In a recent case McCain Foods Ltd sought damages from the defendant supplier for a breach of contract following a contract to purchase equipment which was to be used to clean waste water. The equipment suffered operational problems and could not be commissioned and McCain sought damages for replacement equipment and loss of profits. The defendant claimed it was only liable for damages in respect of replacement equipment as all other items of quantum were irrecoverable as consequential loss. The court held that the costs of repair, replacement, mitigation and associated losses were all direct losses for which the defendant was liable and in addition McCain was also able to recover loss of profit as a direct loss.

The issue of what loss should be recoverable has been exercising commercial minds since Victorian times where a case called Hadley v Baxendale laid down the rules for the different types of losses that are recoverable for a breach of contract.

The decision broke the recoverable losses down into two categories:

1. Direct losses which are losses that may fairly and reasonably be considered either as arising naturally, in the usual course of things, from the breach of contract itself; and
2. Indirect losses which are losses which may reasonably be supposed to have been in the contemplation of both parties, at the time they made the contract, as the probable breach of it.

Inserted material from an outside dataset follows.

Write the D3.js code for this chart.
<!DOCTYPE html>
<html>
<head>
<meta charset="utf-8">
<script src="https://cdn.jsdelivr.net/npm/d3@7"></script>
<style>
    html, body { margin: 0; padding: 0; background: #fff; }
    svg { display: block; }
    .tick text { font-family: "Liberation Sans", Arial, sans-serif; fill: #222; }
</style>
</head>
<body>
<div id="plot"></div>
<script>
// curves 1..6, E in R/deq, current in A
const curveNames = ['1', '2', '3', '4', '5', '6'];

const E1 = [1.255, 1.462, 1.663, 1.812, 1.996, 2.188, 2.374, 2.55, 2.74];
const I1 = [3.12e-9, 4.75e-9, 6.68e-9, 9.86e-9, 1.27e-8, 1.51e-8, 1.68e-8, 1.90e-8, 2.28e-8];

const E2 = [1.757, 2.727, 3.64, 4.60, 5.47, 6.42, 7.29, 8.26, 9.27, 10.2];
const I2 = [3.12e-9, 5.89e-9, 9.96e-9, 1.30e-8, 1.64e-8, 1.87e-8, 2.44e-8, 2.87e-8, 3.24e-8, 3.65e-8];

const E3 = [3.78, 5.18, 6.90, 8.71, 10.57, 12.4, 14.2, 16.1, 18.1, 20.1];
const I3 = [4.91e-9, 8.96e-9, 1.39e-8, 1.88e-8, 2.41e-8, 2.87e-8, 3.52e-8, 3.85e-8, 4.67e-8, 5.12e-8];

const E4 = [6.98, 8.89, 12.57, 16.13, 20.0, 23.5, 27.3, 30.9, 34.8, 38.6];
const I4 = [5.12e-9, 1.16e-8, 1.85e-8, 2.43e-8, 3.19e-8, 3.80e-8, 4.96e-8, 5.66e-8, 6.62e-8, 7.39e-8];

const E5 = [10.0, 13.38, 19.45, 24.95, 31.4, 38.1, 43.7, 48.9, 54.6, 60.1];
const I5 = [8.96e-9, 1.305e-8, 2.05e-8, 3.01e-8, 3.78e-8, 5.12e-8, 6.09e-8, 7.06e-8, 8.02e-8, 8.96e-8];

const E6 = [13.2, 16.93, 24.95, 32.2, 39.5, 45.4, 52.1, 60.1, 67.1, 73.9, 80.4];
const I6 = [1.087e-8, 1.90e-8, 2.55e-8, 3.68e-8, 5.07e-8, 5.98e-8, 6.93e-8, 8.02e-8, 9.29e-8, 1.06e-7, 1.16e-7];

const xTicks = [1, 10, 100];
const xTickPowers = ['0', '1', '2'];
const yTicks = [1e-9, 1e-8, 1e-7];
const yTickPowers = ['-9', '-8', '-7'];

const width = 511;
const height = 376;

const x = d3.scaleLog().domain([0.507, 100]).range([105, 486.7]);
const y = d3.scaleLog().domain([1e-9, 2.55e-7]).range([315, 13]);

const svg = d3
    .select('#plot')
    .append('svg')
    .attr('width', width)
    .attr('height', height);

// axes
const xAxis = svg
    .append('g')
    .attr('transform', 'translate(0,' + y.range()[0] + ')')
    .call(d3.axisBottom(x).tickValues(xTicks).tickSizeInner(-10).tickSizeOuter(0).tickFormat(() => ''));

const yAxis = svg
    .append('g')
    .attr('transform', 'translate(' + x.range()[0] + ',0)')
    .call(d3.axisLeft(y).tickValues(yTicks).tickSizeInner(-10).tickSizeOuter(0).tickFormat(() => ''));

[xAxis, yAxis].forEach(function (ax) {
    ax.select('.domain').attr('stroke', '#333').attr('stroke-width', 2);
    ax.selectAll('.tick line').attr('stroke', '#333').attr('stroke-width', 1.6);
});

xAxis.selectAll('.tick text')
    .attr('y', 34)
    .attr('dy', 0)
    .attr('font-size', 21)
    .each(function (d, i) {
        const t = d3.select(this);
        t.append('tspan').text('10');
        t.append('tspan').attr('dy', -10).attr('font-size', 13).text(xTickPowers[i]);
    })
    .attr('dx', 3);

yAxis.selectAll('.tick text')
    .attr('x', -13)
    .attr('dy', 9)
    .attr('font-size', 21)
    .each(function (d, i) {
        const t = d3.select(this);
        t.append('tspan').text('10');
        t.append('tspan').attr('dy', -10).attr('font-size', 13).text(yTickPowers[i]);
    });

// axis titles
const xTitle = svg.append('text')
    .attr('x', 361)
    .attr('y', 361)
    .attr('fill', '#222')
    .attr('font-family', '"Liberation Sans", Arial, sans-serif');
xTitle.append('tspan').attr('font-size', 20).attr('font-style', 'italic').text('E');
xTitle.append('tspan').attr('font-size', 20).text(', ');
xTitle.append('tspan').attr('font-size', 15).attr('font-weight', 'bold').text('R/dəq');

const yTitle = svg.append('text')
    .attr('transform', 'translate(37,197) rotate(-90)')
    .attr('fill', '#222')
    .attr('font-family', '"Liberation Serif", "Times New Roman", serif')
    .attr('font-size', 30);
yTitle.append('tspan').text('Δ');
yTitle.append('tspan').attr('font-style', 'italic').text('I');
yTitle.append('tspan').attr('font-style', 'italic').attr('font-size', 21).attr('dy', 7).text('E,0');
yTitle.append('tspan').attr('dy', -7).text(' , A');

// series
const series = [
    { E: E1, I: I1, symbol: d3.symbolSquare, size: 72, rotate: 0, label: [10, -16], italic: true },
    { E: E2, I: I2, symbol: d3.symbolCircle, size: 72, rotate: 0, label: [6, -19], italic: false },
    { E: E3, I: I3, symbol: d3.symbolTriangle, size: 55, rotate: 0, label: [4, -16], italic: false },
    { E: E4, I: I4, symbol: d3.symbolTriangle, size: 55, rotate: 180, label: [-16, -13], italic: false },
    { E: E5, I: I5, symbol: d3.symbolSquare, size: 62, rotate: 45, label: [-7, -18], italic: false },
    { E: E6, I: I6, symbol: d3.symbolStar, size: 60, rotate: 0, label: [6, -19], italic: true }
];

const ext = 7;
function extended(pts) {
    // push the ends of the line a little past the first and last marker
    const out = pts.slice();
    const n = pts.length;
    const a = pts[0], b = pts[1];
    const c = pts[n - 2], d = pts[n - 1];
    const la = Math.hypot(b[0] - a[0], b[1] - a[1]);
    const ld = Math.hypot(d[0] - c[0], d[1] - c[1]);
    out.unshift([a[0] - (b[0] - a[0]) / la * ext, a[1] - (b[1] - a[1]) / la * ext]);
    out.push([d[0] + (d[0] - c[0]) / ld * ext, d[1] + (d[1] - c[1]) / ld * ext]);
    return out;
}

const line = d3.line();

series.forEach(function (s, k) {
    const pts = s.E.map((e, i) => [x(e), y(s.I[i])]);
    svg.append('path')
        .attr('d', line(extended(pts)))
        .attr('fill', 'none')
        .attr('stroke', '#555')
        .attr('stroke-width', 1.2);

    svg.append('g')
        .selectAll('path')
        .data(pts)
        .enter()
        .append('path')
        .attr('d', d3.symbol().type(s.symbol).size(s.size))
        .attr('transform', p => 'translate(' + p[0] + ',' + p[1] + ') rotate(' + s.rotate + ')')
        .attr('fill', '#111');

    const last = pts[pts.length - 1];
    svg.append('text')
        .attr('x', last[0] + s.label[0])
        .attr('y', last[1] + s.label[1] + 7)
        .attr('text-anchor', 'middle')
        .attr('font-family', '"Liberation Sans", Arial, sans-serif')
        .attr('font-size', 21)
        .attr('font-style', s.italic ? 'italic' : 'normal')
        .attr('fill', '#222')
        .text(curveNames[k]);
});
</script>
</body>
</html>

Since that case, consequential and indirect losses have often been accepted as coming under the second limb of the Hadley v Baxendale categories, but the McCain case and a number of other recent cases have demonstrated the court's acceptance that loss of profits and other 'consequential losses' can be recoverable as direct losses depending on the facts of the case.

The decisions in Lobster Group Limited (Formerly Lobster Press Limited) (In Liquidation) v Heidelberg Graphic Equipment Limited, Close Asset Finance Limited and GB Gas Holdings Limited v Accenture (UK) Limited highlighted the fact that judges are increasingly adopting an approach of seeing consequential losses as direct losses and regarding attempts to exclude liability for such losses as unreasonable.

In GB Gas, the judge considered loss of profits or of contracts arising directly or indirectly, loss of business or of revenues arising directly or indirectly and losses or damages to the extent that they are indirect or consequential or punitive and decided that none of these heads of losses claimed came within the second limb of Hadley v Baxendale, were not therefore indirect and could therefore be recovered.

Careful drafting of the limitation clause is therefore required to ensure that the parties are agreed as to what losses are excluded or limited.

The content of this article is intended to provide a general guide to the subject matter. Specialist advice should be sought about your specific circumstances.